Study goals
Stakeholders — including municipal stormwater permittees — in Western Washington want to know the current status of Puget Sound nearshore health. They also want to know if stormwater management actions are collectively protecting and recovering nearshore habitat and wildlife.
Study design
Puget nearshore monitoring studies follow probabilistic survey design. Randomly selected sites are located in the Puget Sound nearshore along urban growth area shorelines – areas presumed to be most affected by stormwater runoff. Since the first three monitorings in 2014 - 2020, the study design was expanded beyond just the UGA to the entire nearshore and stratified to better answer regional status and trend questions.
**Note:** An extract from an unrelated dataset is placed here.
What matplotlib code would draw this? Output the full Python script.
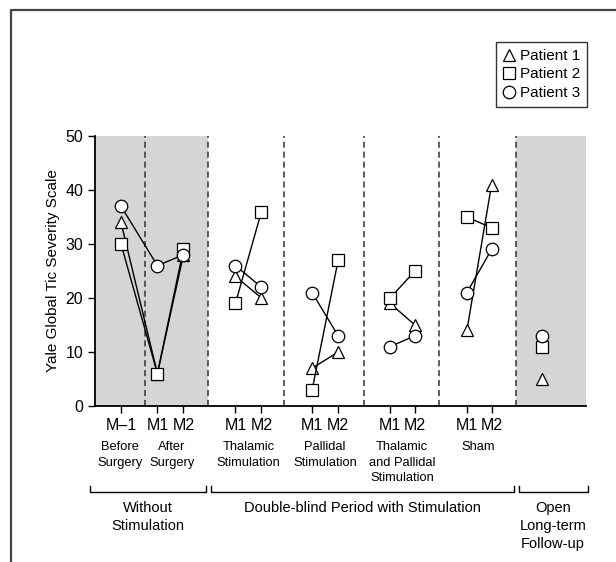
import matplotlib
matplotlib.use("Agg")
import matplotlib.pyplot as plt
from matplotlib.transforms import blended_transform_factory
from matplotlib.lines import Line2D

plt.rcParams['font.family'] = ['Liberation Sans', 'DejaVu Sans']

# x positions of the visits (categorical slots)
tick_pos = [1.0, 2.4, 3.4, 5.4, 6.4, 8.35, 9.35, 11.35, 12.3, 14.3, 15.25]
tick_labels = ["M\u20131", "M1", "M2", "M1", "M2", "M1", "M2", "M1", "M2", "M1", "M2"]
followup_pos = 17.2

# segments: which tick slots are joined by lines
segments = [(0, 1, 2), (3, 4), (5, 6), (7, 8), (9, 10)]

patient1 = [34, 6, 28, 24, 20, 7, 10, 19, 15, 14, 41]
patient2 = [30, 6, 29, 19, 36, 3, 27, 20, 25, 35, 33]
patient3 = [37, 26, 28, 26, 22, 21, 13, 11, 13, 21, 29]
followup = [5, 11, 13]  # patient 1, 2, 3

group_labels = ["Before\nSurgery", "After\nSurgery", "Thalamic\nStimulation",
                "Pallidal\nStimulation", "Thalamic\nand Pallidal\nStimulation", "Sham"]
group_x = [0.95, 2.95, 5.9, 8.85, 11.8, 14.75]
period_labels = ["Without\nStimulation", "Double-blind Period with Stimulation",
                 "Open\nLong-term\nFollow-up"]

dividers = [1.92, 4.35, 7.27, 10.35, 13.23, 16.19]
xmax = 18.88

fig = plt.figure(figsize=(6.16, 5.62), dpi=100)
ax = fig.add_axes([95/616, 1-406/562, (586-95)/616, 270/562])

gray = "#d4d5d7"
ax.axvspan(0, 4.35, color=gray, lw=0, zorder=0)
ax.axvspan(16.19, xmax, color=gray, lw=0, zorder=0)
for d in dividers:
    ax.axvline(d, color="#333333", lw=1.1, ls=(0, (4, 2.5)), zorder=1)

styles = [("^", patient1, "Patient 1"), ("s", patient2, "Patient 2"), ("o", patient3, "Patient 3")]
msize = {"^": 9, "s": 8, "o": 9}
for mk, vals, lab in styles:
    for seg in segments:
        xs = [tick_pos[i] for i in seg]
        ys = [vals[i] for i in seg]
        ax.plot(xs, ys, color="black", lw=1.0, marker=mk, ms=msize[mk],
                mfc="white", mec="black", mew=0.9, zorder=3)
for mk, v in zip(["^", "s", "o"], followup):
    ax.plot([followup_pos], [v], marker=mk, ms=msize[mk], mfc="white",
            mec="black", mew=0.9, ls="none", zorder=3)

ax.set_xlim(0, xmax)
ax.set_ylim(0, 50)
ax.set_yticks([0, 10, 20, 30, 40, 50])
ax.set_xticks(tick_pos)
ax.set_xticklabels(tick_labels)
ax.tick_params(axis="both", direction="out", length=5, width=1, labelsize=11.5, colors="black")
ax.tick_params(axis="x", pad=4)
for s in ["top", "right"]:
    ax.spines[s].set_visible(False)
for s in ["left", "bottom"]:
    ax.spines[s].set_linewidth(1.3)
ax.set_ylabel("Yale Global Tic Severity Scale", fontsize=11, labelpad=4)

tr = blended_transform_factory(ax.transData, fig.transFigure)
def fy(px):
    return 1 - px / 562

for gx, gl in zip(group_x, group_labels):
    ax.text(gx, fy(441), gl, transform=tr, ha="center", va="top", fontsize=9.3,
            linespacing=1.4)

brackets = [(-0.2, 4.25), (4.45, 16.1), (16.3, 18.95)]
for (x0, x1) in brackets:
    ax.add_line(Line2D([x0, x0, x1, x1], [fy(486), fy(492), fy(492), fy(486)],
                       transform=tr, color="black", lw=1.0, clip_on=False))
period_x = [2.05, 10.3, 17.6]
for px_, pl in zip(period_x, period_labels):
    ax.text(px_, fy(501), pl, transform=tr, ha="center", va="top", fontsize=10.5,
            linespacing=1.35)

# legend
handles = [Line2D([], [], marker=m, ls="none", mfc="white", mec="black", ms=msize[m], mew=0.9)
           for m, _, _ in styles]
leg = fig.legend(handles, [l for _, _, l in styles], loc="upper right",
                 bbox_to_anchor=(587/616, 1-42/562), fontsize=11, handlelength=0.8,
                 handletextpad=0.3, borderpad=0.45, labelspacing=0.3, frameon=True,
                 fancybox=False, edgecolor="black", borderaxespad=0)
leg.get_frame().set_linewidth(1.0)

# figure border (top and left)
fig.add_artist(Line2D([11/616, 11/616, 1], [0, 1-10/562, 1-10/562],
                      transform=fig.transFigure, color="#444444", lw=1.6))

fig.savefig("out.png", dpi=100)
Mussels, filter feeders, are a good tool to measure the extent of pollutants present in the nearshore. The objectives of the SAM Mussel Monitoring survey are to; 1) characterize the spatial extent of contamination to which nearshore biota residing inside the UGA sampling frame may be exposed, and 2) track changes in tissue contamination over time inside the UGA sampling frame. A total of 33 randomly selected sites with three least-disturbed sites across the whole Puget Sound nearshore and three baseline samples are monitored biannually.
Study findings
The winter 2019/2020 monitoring survey was the third survey under this ‘UGA’ study design and provides the first opportunity to evaluate changes in contamination of nearshore biota residing inside the urban growth areas (UGAs) of Puget Sound. The other two surveys were conducted in winters of 2015/2016 and 2017/2018. Over the course of the 4 years from 2015-2020:
- The spatial extent of the impacted urban nearshore remains unchanged in Puget Sound; polycyclinc aromatic hydrocarbons (PAHs), polychlorinated biphenyls (PCBs), and polybrominated diphenyl ethers (PBDEs) are correlated with the urban metrics, such as the percentage of impervious surface cover in the region.
- PAHs, PBDEs, and DDTs had significantly lower central tendency concentrations in mussels from this third survey (2019-20) than the prior two surveys.
- PCB accumulation appears to be spatially gradual throughout the UGA shoreline, without attributable hot spots across the UGA. In contrast, PAHs contamination is relatively low in the study area with a few high contamination sites, possibly indicating point sources.
- The declining PBDEs concentrations but stable PCBs concentrations were congruent with the temporal pattern in two other WDFW-TBiOS indicator species.
This represents the final survey under the ‘UGA design’ and all future SAM mussel monitoring surveys will be done under the new design that expands the nearshore study frame from UGA’s only to the entire Puget Sound nearshore. The 2021-22 survey will include a subset of the sites (15) sampled under this ‘UGA design’ to track changes in these locations.
Washington Department of Fish and Wildlife led three rounds of caged mussel monitoring in 2015/2016 (Round 1), 2017/2018 (Round 2), and 2019/2020 (Round 3), to assess bioaccumulation of pollutants from the water column along the urban marine shoreline in Puget Sound.
Study questions
This project is designed to tell us mussel bioaccumulation levels related to urbanization in the region, and to answer how mussel tissue bioaccumulation levels change over time.
The same 38-41 nearshore sites within the urban growth area (UGA) in Puget Sound were visited three times (round 1 to round 3).
Key deliverables and documents
Study findings
The concentrations of many organic contaminants, including polycyclic aromatic hydrocarbons (PAHs), polychlorinated biphenyls (PCBs), and polybrominated diphenyl ethers (PBDEs) were highly correlated with the urban metrics, such as the percentage of impervious surface cover in the region.
Round 1
Round 2
Round 3
The Washington Departments of Health and Ecology's Beach Environmental Assessment Communication and Health (BEACH) program compiled existing fecal indicator data in Puget Sound nearshore areas.
Study objectives
This study aimed to assess current bacteria levels in Puget Sound nearshore areas along the urban shoreline, and to assess spatial or temporal data gaps in coverage between existing marine bacteria monitoring programs.
Study findings
Diverse data sets from entities with different sampling goals and methodology showed diverse results. For example, ambient monitoring programs had lower bacteria levels whereas targeted programs that focus on monitoring storm events or source identification had higher bacteria levels. The existing bacteria monitoring programs might provide sufficient information to track bacteria levels in Puget Sound.
Marine nearshore sediments were sampled at approximately one fathom depth along the urban nearshore in Puget Sound during the summer of 2016, at many of the same sites as the SAM mussels study.
Study objectives
The goals of this study are to assess chemical concentrations in the Puget Sound urban nearshore sediments and, in the long term, to monitor how nearshore health changes over time.
Study findings
The concentrations of metals and organics in nearshore sediment were relatively low in the Puget Sound Urban Growth Area (UGA) nearshore. Natural variables, such as ocean currents movement appear to govern spatial variation of sediment quality in the area. Lead, copper, and zinc concentrations were only weakly related to urban land use metrics.